Peut-on payer avec Bitcoin en Russie ?

Non. Depuis janvier 2021, il est interdit d’utiliser les crypto-monnaies pour payer des biens ou services sur le territoire russe. Tous les paiements internes doivent se faire en roubles, qu’ils soient en espèces, par carte ou via la Digital Ruble.

Pourquoi la Russie autorise-t-elle le mining mais pas le trading ?

Le mining exploite les ressources énergétiques russes - une source de revenus et d’infrastructure. Il crée des emplois, des technologies et des installations qui peuvent être réutilisées pour l’intelligence artificielle. Le trading, en revanche, expose les particuliers à des risques financiers élevés. Le gouvernement préfère contrôler les flux d’argent plutôt que de les libérer.

Qu’est-ce que la Digital Ruble ?

La Digital Ruble est la monnaie numérique de la Banque de Russie. Contrairement au Bitcoin, elle est centralisée, traçable et contrôlée par l’État. Lancée en 2023, elle est destinée à remplacer progressivement les paiements en espèces et à servir de fondement à un système de paiement international indépendant des sanctions occidentales.

Les Russes peuvent-ils acheter du Bitcoin sur des plateformes comme Binance ?

Oui, beaucoup le font. Mais ce n’est pas légal au sens réglementaire. La Banque de Russie n’autorise pas ces plateformes à opérer sur son territoire. Les utilisateurs n’ont aucune protection légale en cas de perte, de piratage ou de gel de compte. C’est un marché gris, très répandu, mais risqué.

Quand les seuils d’accès au Régime Juridique Expérimental pourraient-ils baisser ?

Le ministère des Finances en discute depuis 2025, mais aucune décision n’est prise. La Banque de Russie s’oppose à tout assouplissement, craignant des pertes massives chez les petits investisseurs. Une baisse des seuils n’est pas impossible, mais elle dépend d’un compromis entre deux institutions rivales. Aucune modification n’est prévue avant 2027.

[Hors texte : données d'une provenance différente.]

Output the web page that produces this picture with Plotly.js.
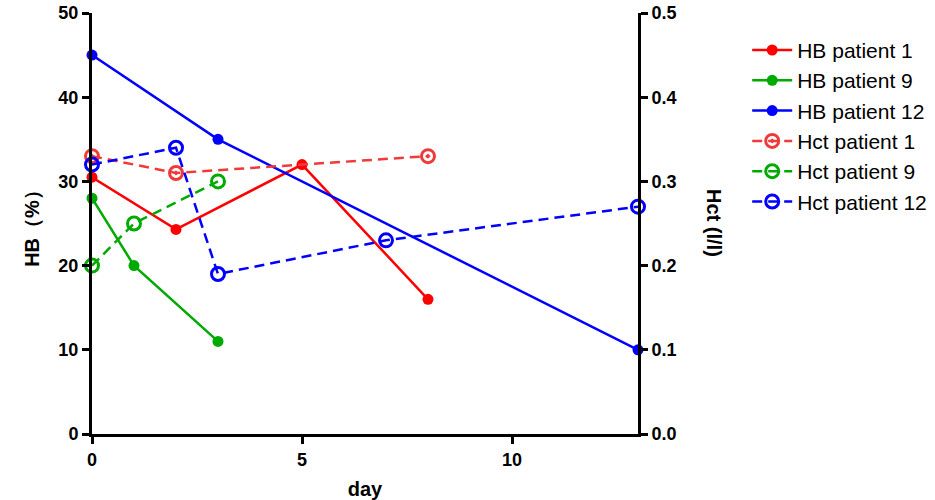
<!DOCTYPE html>
<html>
<head>
<meta charset="utf-8">
<script src="https://cdn.plot.ly/plotly-3.0.1.min.js"></script>
<style>
  body { margin: 0; background: #fff; }
  #chart { width: 935px; height: 500px; }
</style>
</head>
<body>
<div id="chart"></div>
<script>
// values
const hbDays1 = [0, 2, 5, 8];
const hbVals1 = [30.5, 24.3, 32, 16];
const hbDays9 = [0, 1, 3];
const hbVals9 = [28, 20, 11];
const hbDays12 = [0, 3, 13];
const hbVals12 = [45, 35, 10];

const hctDays1 = [0, 2, 8];
const hctVals1 = [0.33, 0.31, 0.33];
const hctDays9 = [0, 1, 3];
const hctVals9 = [0.20, 0.25, 0.30];
const hctDays12 = [0, 2, 3, 7, 13];
const hctVals12 = [0.32, 0.34, 0.19, 0.23, 0.27];

const RED = '#ff0000';
const GREEN = '#00aa00';
const BLUE = '#0000ff';

function hbTrace(name, x, y, color) {
    return {
        x: x, y: y, name: name,
        type: 'scatter', mode: 'lines+markers',
        line: { color: color, width: 2.5 },
        marker: { color: color, size: 11, symbol: 'circle' },
        cliponaxis: false,
        yaxis: 'y'
    };
}

function hctTrace(name, x, y, color, symbol) {
    return {
        x: x, y: y, name: name,
        type: 'scatter', mode: 'lines+markers',
        line: { color: color, width: 2.5, dash: '10px,6px' },
        marker: { color: color, size: 13, symbol: symbol, line: { color: color, width: 3 } },
        cliponaxis: false,
        yaxis: 'y2'
    };
}

const traces = [
    hbTrace('HB patient 1', hbDays1, hbVals1, RED),
    hbTrace('HB patient 9', hbDays9, hbVals9, GREEN),
    hbTrace('HB patient 12', hbDays12, hbVals12, BLUE),
    hctTrace('Hct patient 1', hctDays1, hctVals1, '#f03a3a', 'circle-open-dot'),
    hctTrace('Hct patient 9', hctDays9, hctVals9, GREEN, 'circle-open'),
    hctTrace('Hct patient 12', hctDays12, hctVals12, BLUE, 'circle-open')
];

const tickFont = { family: 'Liberation Sans, Arial, sans-serif', size: 18, color: '#000', weight: 'bold' };
const axisCommon = {
    showline: true, linecolor: '#000', linewidth: 3,
    ticks: 'outside', ticklen: 7, tickwidth: 3, tickcolor: '#000',
    showgrid: false, zeroline: false,
    tickfont: tickFont
};

const layout = {
    width: 935, height: 500,
    margin: { l: 92, r: 297, t: 13, b: 66, autoexpand: false },
    paper_bgcolor: '#fff', plot_bgcolor: '#fff',
    font: { family: 'Liberation Sans, Arial, sans-serif', color: '#000' },
    showlegend: true,
    legend: {
        x: 1.2, xanchor: 'left', y: 0.96, yanchor: 'top',
        font: { family: 'Liberation Sans, Arial, sans-serif', size: 21, color: '#000' },
        tracegroupgap: 0, itemwidth: 40
    },
    xaxis: Object.assign({}, axisCommon, {
        range: [0, 13], tickvals: [0, 5, 10],
        title: { text: 'day', font: { size: 20, weight: 'bold' }, standoff: 14 }
    }),
    yaxis: Object.assign({}, axisCommon, {
        range: [0, 50], tickvals: [0, 10, 20, 30, 40, 50],
        title: { text: 'HB\uFF08%\uFF09', font: { size: 20, weight: 'bold' }, standoff: 14 }
    }),
    yaxis2: Object.assign({}, axisCommon, {
        range: [0, 0.5], tickvals: [0, 0.1, 0.2, 0.3, 0.4, 0.5],
        tickformat: '.1f',
        overlaying: 'y', side: 'right'
    }),
    annotations: [{
        text: 'Hct (l/l)', textangle: 90,
        xref: 'paper', yref: 'paper', x: 1.14, y: 0.5,
        xanchor: 'center', yanchor: 'middle', showarrow: false,
        font: { size: 20, weight: 'bold', color: '#000' }
    }]
};

Plotly.newPlot('chart', traces, layout, { displayModeBar: false, staticPlot: true });
</script>
</body>
</html>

La Russie va-t-elle interdire complètement les crypto-monnaies ?

Non. Les signes indiquent le contraire. Le pays utilise les crypto-monnaies pour contourner les sanctions, développer le mining et construire un système financier alternatif. L’objectif n’est pas d’interdire, mais de contrôler. La Russie veut devenir un acteur majeur dans l’écosystème numérique mondial - mais à sa manière.